Knowledge at Wharton: I get your explanation about the zero-inventory stores. When people go in, there’s nothing in stock, but people can actually see and touch the products on display and order at the store, and it will be shipped to them. But what about the people who like to browse, people who love to shop? Won’t you risk putting off those people?

Gallino: Yes, I think that’s a risk. An interesting finding of the paper was that … there were a lot of customers who were willing to go to a showroom knowing that they were not going to be able to take home their product that day. To me, that was surprising. At the same time, this doesn’t negate the fact that some customers are not happy with that setting. And so I think it’s a managerial call of choosing which problem you want to live with.

So knowing that you have a set of customers who are not going to come to the showroom because [there’s no product to take home] — that’s definitely possible. But the retailer can decide to use the money it is saving from not carrying inventory [and invest it in improving the customer experience by doing things such as rethinking] the layout of the store, having additional staffing in the store and adding nicer furniture.

“One main lesson here is that having a physical presence is very relevant.”

Knowledge at Wharton: Are there any lessons in your research for offline retailers — traditional retailers like department stores, as well as malls themselves?

Gallino: One big message is that the physical store is alive and doing well. The question is what do the stores need to look like? What kind of store will the customer want to visit and engage with today? It might not be what it looked like 10 years ago. And so the lesson for them is that some of these more creative solutions like the zero-inventory stores might be a good idea.

You can argue, ‘Well, maybe that’s something that they are not going to be comfortable doing,’ and that’s fine. But they don’t need to do it all the way. They can decide that for certain categories or products, they will move into more of a showroom concept. For other products, [or varieties of a product] they’re going to carry those in the store.

To be fair, this is something we’ve seen happening for many years now. What I would argue is that I don’t think this has been done in a more strategic and planned way. It’s more of a concept on how the business was run, but now this research presents the option of how — when you think carefully about the experience and how to engage with the customer and hopefully supercharge the customer — you can do that with new and old tools alike.

Knowledge at Wharton: Of course, traditional retailers have opened online stores. Do you think they get the same kind of supercharging effect as digital retailers that open showrooms?

Gallino: Many smart retailers have been able to leverage their online store in that way. It’s not just a place where you dump all the possible combinations of your apparel, but it’s a way to keep in touch and share experiences and share pictures and share stories about your products. If you think of the online store in that way, I can see that it is a very useful tool to supercharge customers, too.

Knowledge at Wharton: How is your research different from prior literature in this area?
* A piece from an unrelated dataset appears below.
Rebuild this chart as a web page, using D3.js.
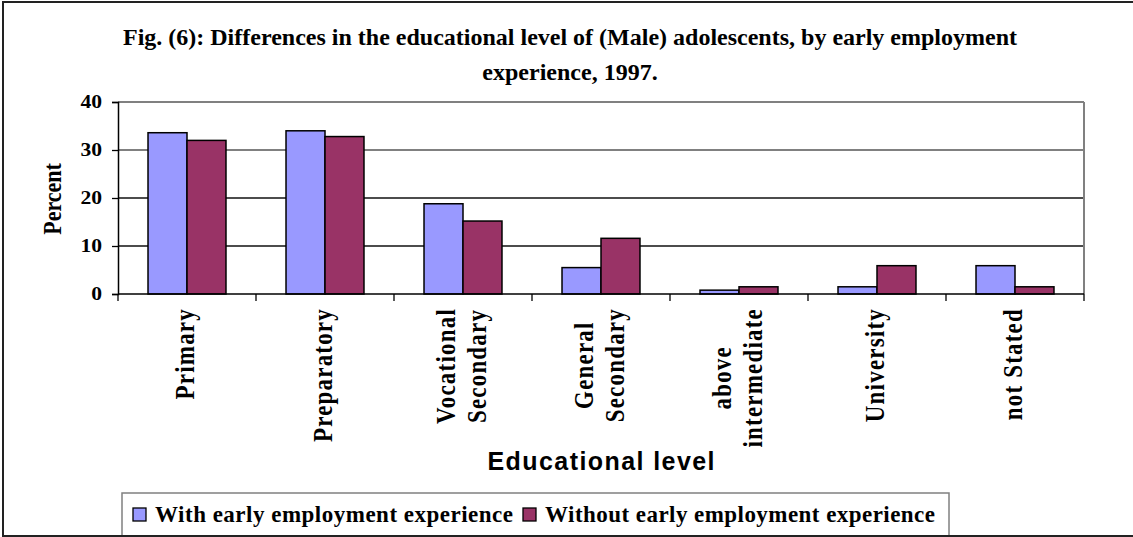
<!DOCTYPE html>
<meta charset="utf-8">
<script src="https://d3js.org/d3.v7.min.js"></script>
<style>
  body { margin: 0; background: #fff; }
  text { font-family: "Liberation Serif", "Times New Roman", Times, serif; font-weight: bold; fill: #000; }
</style>
<div id="chart"></div>
<script>
// chart values
var categories = ["Primary", "Preparatory", "Vocational\nSecondary", "General\nSecondary",
                  "above\nintermediate", "University", "not Stated"];
var withExp = [33.6, 34.0, 18.8, 5.5, 0.8, 1.5, 5.9];
var withoutExp = [32.0, 32.8, 15.2, 11.6, 1.5, 5.9, 1.5];
var seriesNames = ["With early employment experience", "Without early employment experience"];
var yTicks = [0, 10, 20, 30, 40];
var titleLines = ["Fig. (6): Differences in the educational level of (Male) adolescents, by early employment",
                  "experience, 1997."];

var W = 1133, H = 537;
var margin = {top: 102, left: 118},
    width = 966, height = 192;

var svg = d3.select("#chart").append("svg")
    .attr("width", W)
    .attr("height", H);

// outer frame
svg.append("rect")
    .attr("x", 3).attr("y", 2)
    .attr("width", W + 10).attr("height", 534)
    .attr("fill", "none").attr("stroke", "#222").attr("stroke-width", 2);

// title
svg.selectAll(".title")
  .data(titleLines)
  .enter().append("text")
    .attr("class", "title")
    .attr("x", 570)
    .attr("y", function(d, i) { return 45 + i * 35; })
    .attr("text-anchor", "middle")
    .style("font-size", "24px")
    .text(function(d) { return d; });

var g = svg.append("g")
    .attr("transform", "translate(" + margin.left + "," + margin.top + ")");

var x = d3.scaleBand()
    .domain(categories)
    .range([0, width])
    .paddingInner(0.435)
    .paddingOuter(0.2175);

var xSub = d3.scaleBand()
    .domain([0, 1])
    .range([0, x.bandwidth()]);

var y = d3.scaleLinear()
    .domain([0, 40])
    .range([height, 0]);

// gridlines
g.selectAll(".grid")
  .data(yTicks.filter(function(d) { return d > 0; }))
  .enter().append("line")
    .attr("x1", 0).attr("x2", width)
    .attr("y1", function(d) { return y(d); })
    .attr("y2", function(d) { return y(d); })
    .attr("stroke", function(d) { return d >= 30 ? "#808080" : "#111"; })
    .attr("stroke-width", function(d) { return d >= 30 ? 2 : 1.3; });

// right border of plot area
g.append("line")
    .attr("x1", width).attr("x2", width)
    .attr("y1", 0).attr("y2", height)
    .attr("stroke", "#808080").attr("stroke-width", 2);

// bars
var rows = categories.map(function(c, i) { return {cat: c, vals: [withExp[i], withoutExp[i]]}; });
var colors = ["#9999FF", "#993366"];

var groups = g.selectAll(".grp")
  .data(rows)
  .enter().append("g")
    .attr("transform", function(d) { return "translate(" + x(d.cat) + ",0)"; });

groups.selectAll("rect")
  .data(function(d) { return d.vals; })
  .enter().append("rect")
    .attr("x", function(d, i) { return xSub(i); })
    .attr("y", function(d) { return y(d); })
    .attr("width", xSub.bandwidth())
    .attr("height", function(d) { return height - y(d); })
    .attr("fill", function(d, i) { return colors[i]; })
    .attr("stroke", "#000")
    .attr("stroke-width", 1.5);

// y axis
var yAxis = g.append("g")
    .call(d3.axisLeft(y).tickValues(yTicks).tickSize(6).tickPadding(10));
yAxis.select(".domain").attr("stroke", "#000").attr("stroke-width", 1.5);
yAxis.selectAll(".tick line").attr("stroke", "#000").attr("stroke-width", 1.3);
yAxis.selectAll(".tick text")
    .style("font-family", "'Liberation Serif', 'Times New Roman', serif")
    .style("font-weight", "bold")
    .style("font-size", "18px")
    .attr("transform", "scale(1.2,1)")
    .attr("x", -16 / 1.2);

// x axis: baseline and ticks at category boundaries
g.append("line")
    .attr("x1", 0).attr("x2", width)
    .attr("y1", height).attr("y2", height)
    .attr("stroke", "#000").attr("stroke-width", 1.5);

var step = x.step();
g.selectAll(".xtick")
  .data(d3.range(categories.length + 1))
  .enter().append("line")
    .attr("x1", function(d) { return d * step; })
    .attr("x2", function(d) { return d * step; })
    .attr("y1", height).attr("y2", height + 7)
    .attr("stroke", "#000").attr("stroke-width", 1.3);

// category labels, rotated and slightly widened
var labelTop = 308, thick = 1.2;
categories.forEach(function(c) {
  var lines = c.split("\n");
  var cx = margin.left + x(c) + x.bandwidth() / 2;
  var t = svg.append("text")
      .attr("text-anchor", "middle")
      .style("font-size", "23px")
      .style("letter-spacing", "1.2px");
  lines.forEach(function(line, i) {
    t.append("tspan")
        .attr("x", 0)
        .attr("y", (7 + (i - (lines.length - 1) / 2) * 31) / thick)
        .text(line);
  });
  var maxLen = d3.max(t.selectAll("tspan").nodes(), function(n) { return n.getComputedTextLength(); });
  t.attr("transform", "translate(" + cx + "," + (labelTop + maxLen / 2) + ") rotate(-90) scale(1," + thick + ")");
});

// axis titles
svg.append("text")
    .attr("transform", "translate(61,199) rotate(-90) scale(1,1.15)")
    .attr("text-anchor", "middle")
    .style("font-size", "22px")
    .text("Percent");

svg.append("text")
    .attr("x", 601).attr("y", 470)
    .attr("text-anchor", "middle")
    .style("font-family", "'Liberation Sans', Arial, sans-serif")
    .style("font-size", "25px")
    .attr("textLength", 227)
    .text("Educational level");

// legend
svg.append("rect")
    .attr("x", 122).attr("y", 493)
    .attr("width", 827).attr("height", 60)
    .attr("fill", "#fff").attr("stroke", "#808080").attr("stroke-width", 1.5);

var legendX = [133, 523];
var legendW = [358, 390];
seriesNames.forEach(function(name, i) {
  svg.append("rect")
      .attr("x", legendX[i]).attr("y", 508)
      .attr("width", 13).attr("height", 13)
      .attr("fill", colors[i]).attr("stroke", "#000").attr("stroke-width", 1.3);
  svg.append("text")
      .attr("x", legendX[i] + 22).attr("y", 522)
      .style("font-size", "23px")
      .attr("textLength", legendW[i])
      .text(name);
});

// redraw frame bottom over legend box
svg.append("line")
    .attr("x1", 3).attr("x2", W).attr("y1", 536).attr("y2", 536)
    .attr("stroke", "#222").attr("stroke-width", 2);
</script>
What’s new about your research?

Gallino: The interesting part that we were able to capture in the paper is to show the magnitude of these supercharging effects, … being able to quantify it and see the magnitude of the effects and all these things that we were discussing. … That is what is really new and interesting here, and I’m hoping that we can follow up with other projects that understand this phenomenon better.

Knowledge at Wharton: That sets me up perfectly for my last question, which is, how are you going to follow up this research?

Gallino: One issue that we would like to understand is how these effects apply to other retail categories, because I think it’s fair to note that apparel has its own characteristics. It would be interesting to understand how these effects are present or not when you think about electronics or when you think about other big, traditional retail categories that are also relevant.